Mining-waste cleanup begins near Carterville
By Wally Kennedy
wkennedy@joplinglobe.com
CARTERVILLE, Mo. — Workers with Snyder Construction Co. began clearing away piles of rock Wednesday at a former mining site along old Route 66 on the west side of Carterville.
The work kicks off a $1.9 million contract with the U.S. Environmental Protection Agency to clean up the mining field, which was abandoned nearly a century ago.
Motorists passing the site might be surprised to see a conveyor belt operating in the work zone. The conveyor belt is not part of the cleanup plan.
Blevins Asphalt, which operates in Joplin and Mount Vernon, purchased a chat pile in the field about three years ago. When the EPA recently announced that it was cleaning up the site, Blevins informed the EPA of its ownership of the small mountain of crushed rock.
“We learned about it in the pre-construction visit. We’ll just have to work around it until they are done,” said Mark Doolan, project manager with the EPA. “It put a kink in our plans, but it’s material we don’t have to handle.”
The EPA permits the use of chat as an aggregate material in the production of asphalt and concrete because the mining waste is encapsulated. The EPA does not permit the dispersal of loose chat on private driveways or on public roads because of the potential release of heavy metals.
The EPA, in this first phase, plans to restore 75 acres on the west side of the city. The project will take about eight months to complete. Eventually, more than 300 acres between Webb City and Carterville will be reclaimed.
The plan
The contract calls for Snyder to dig up mine waste and contaminated soil, and place the materials in abandoned mine pits.
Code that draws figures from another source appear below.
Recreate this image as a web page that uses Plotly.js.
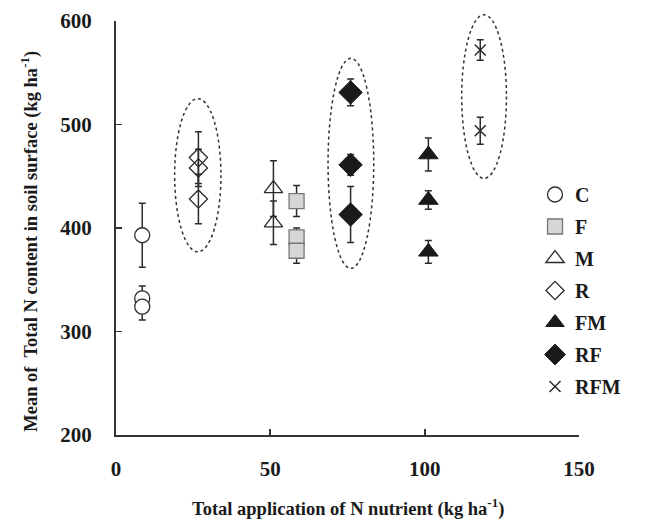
<!DOCTYPE html>
<html>
<head>
<meta charset="utf-8">
<script src="https://cdn.plot.ly/plotly-3.0.1.min.js"></script>
<style>html,body{margin:0;padding:0;background:#fff;}#chart{width:663px;height:522px;}</style>
</head>
<body>
<div id="chart"></div>
<script>
// ---- data ----
const seriesNames = ["C", "F", "M", "R", "FM", "RF", "RFM"];
const cX = [8.5, 8.5, 8.5];       const cY = [393, 332, 324];     const cErr = [31, 12, 13];
const fX = [58.5, 58.5, 58.5];    const fY = [426, 391, 378];     const fErr = [15, 9, 12];
const mX = [51, 51];              const mY = [438, 405];          const mErr = [27, 21];
const rX = [26.7, 26.7, 26.7];    const rY = [468, 458, 428];     const rErr = [25, 18, 24];
const fmX = [101.2, 101.2, 101.2];const fmY = [471, 427, 377];    const fmErr = [16, 9, 11];
const rfX = [76, 76, 76];         const rfY = [531, 461, 413];    const rfErr = [13, 10, 27];
const rfmX = [118, 118];          const rfmY = [572, 494];        const rfmErr = [10, 13];
// dotted ellipses (data units) around R, RF and RFM groups
const ellX0 = [19, 68.7, 112];
const ellX1 = [34, 83.5, 126.5];
const ellY0 = [377, 361, 448];
const ellY1 = [525, 564, 606];
const xTicks = [0, 50, 100, 150];
const yTicks = [200, 300, 400, 500, 600];
const xRange = [0, 150];
const yRange = [200, 600];

const dark = '#2b2b2b';
const serif = 'Liberation Serif, Times New Roman, serif';

function errBar(arr) {
  return {type: 'data', array: arr, visible: true, color: dark, thickness: 1.5, width: 3.5};
}
function tr(name, x, y, err, marker, i) {
  return {
    type: 'scatter', mode: 'markers', name: name, x: x, y: y,
    error_y: errBar(err), marker: marker, legendgroup: 'g' + i,
    cliponaxis: false
  };
}
const traces = [
  tr(seriesNames[0], cX, cY, cErr, {symbol: 'circle', size: 15, color: '#fff', line: {color: dark, width: 1.3}}, 0),
  tr(seriesNames[1], fX, fY, fErr, {symbol: 'square', size: 15, color: '#d6d6d6', line: {color: '#777', width: 1.3}}, 1),
  tr(seriesNames[2], mX, mY, mErr, {symbol: 'triangle-up-open', size: 16, color: dark, line: {color: dark, width: 1.3}}, 2),
  tr(seriesNames[3], rX, rY, rErr, {symbol: 'diamond-open', size: 14, color: dark, line: {color: dark, width: 1.3}}, 3),
  tr(seriesNames[4], fmX, fmY, fmErr, {symbol: 'triangle-up', size: 17, color: '#1a1a1a', line: {color: '#1a1a1a', width: 1}}, 4),
  tr(seriesNames[5], rfX, rfY, rfErr, {symbol: 'diamond', size: 18, color: '#1a1a1a', line: {color: '#1a1a1a', width: 1}}, 5),
  tr(seriesNames[6], rfmX, rfmY, rfmErr, {symbol: 'x-thin-open', size: 11, color: dark, line: {color: dark, width: 1.5}}, 6)
];

const shapes = ellX0.map((v, i) => ({
  type: 'circle', xref: 'x', yref: 'paper',
  x0: ellX0[i], x1: ellX1[i],
  y0: (ellY0[i] - yRange[0]) / (yRange[1] - yRange[0]),
  y1: (ellY1[i] - yRange[0]) / (yRange[1] - yRange[0]),
  line: {color: '#333', width: 1.5, dash: 'dot'}, layer: 'below'
}));

const axisCommon = {
  showgrid: false, zeroline: false, showline: true, linecolor: '#333', linewidth: 2,
  ticks: 'inside', ticklen: 6, tickwidth: 1.8, tickcolor: '#333',
  tickfont: {family: serif, size: 21, color: '#1a1a1a', weight: 'bold'}
};

const layout = {
  width: 663, height: 522,
  margin: {l: 116, r: 84, t: 21, b: 87},
  paper_bgcolor: '#fff', plot_bgcolor: '#fff',
  showlegend: true,
  legend: {
    x: 0.905, y: 0.628, xanchor: 'left', yanchor: 'top',
    traceorder: 'grouped', tracegroupgap: 3,
    font: {family: serif, size: 20, color: '#1a1a1a', weight: 'bold'},
    bgcolor: 'rgba(0,0,0,0)', borderwidth: 0
  },
  xaxis: Object.assign({}, axisCommon, {range: xRange, tickvals: xTicks, ticklabelstandoff: 14}),
  yaxis: Object.assign({}, axisCommon, {range: yRange, tickvals: yTicks, ticklabelstandoff: 18}),
  shapes: shapes,
  annotations: [
    {text: 'Total application of N nutrient (kg ha<sup>-1</sup>)', xref: 'paper', yref: 'paper',
     x: 0.5, y: -0.176, xanchor: 'center', yanchor: 'middle', showarrow: false,
     font: {family: serif, size: 18.5, color: '#1a1a1a', weight: 'bold'}},
    {text: 'Mean of  Total N content in soil surface (kg ha<sup>-1</sup>)', xref: 'paper', yref: 'paper',
     x: -0.186, y: 0.469, xanchor: 'center', yanchor: 'middle', textangle: -90, showarrow: false,
     font: {family: serif, size: 18.5, color: '#1a1a1a', weight: 'bold'}}
  ]
};

Plotly.newPlot('chart', traces, layout, {displayModeBar: false, staticPlot: true});
</script>
</body>
</html>
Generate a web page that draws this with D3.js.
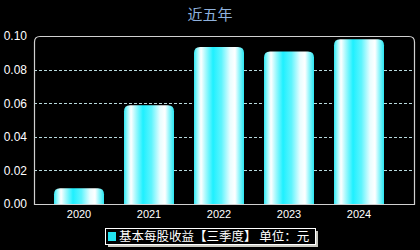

The EPA chose the plan after testing the approach a few years ago at a mining pit near Waco.
At the Waco test site, a two-acre pit that was 45 feet deep was filled with 560,000 cubic yards of highly contaminated mine waste. The metal of concern was zinc because it is far more mobile in water than lead.
“This was a worst-case scenario for the whole site,” Doolan said. “The mine wastes were highly contaminated with zinc. We are talking 30,000 parts per million. That’s one of the highest levels of zinc contamination we have found anywhere in the district.”
Before the wastes were moved, water samples were taken from the pit and from monitoring wells around the pit. After the pit was filled, a monitoring well was placed in the center of the pit. The levels of zinc in the well spiked for about a month or so after the pit had been filled.
“It went really high for a month, but now it’s less than before we filled the pit,” Doolan said. “The monitoring wells around the pit went up and then went down. The change did not amount to anything.”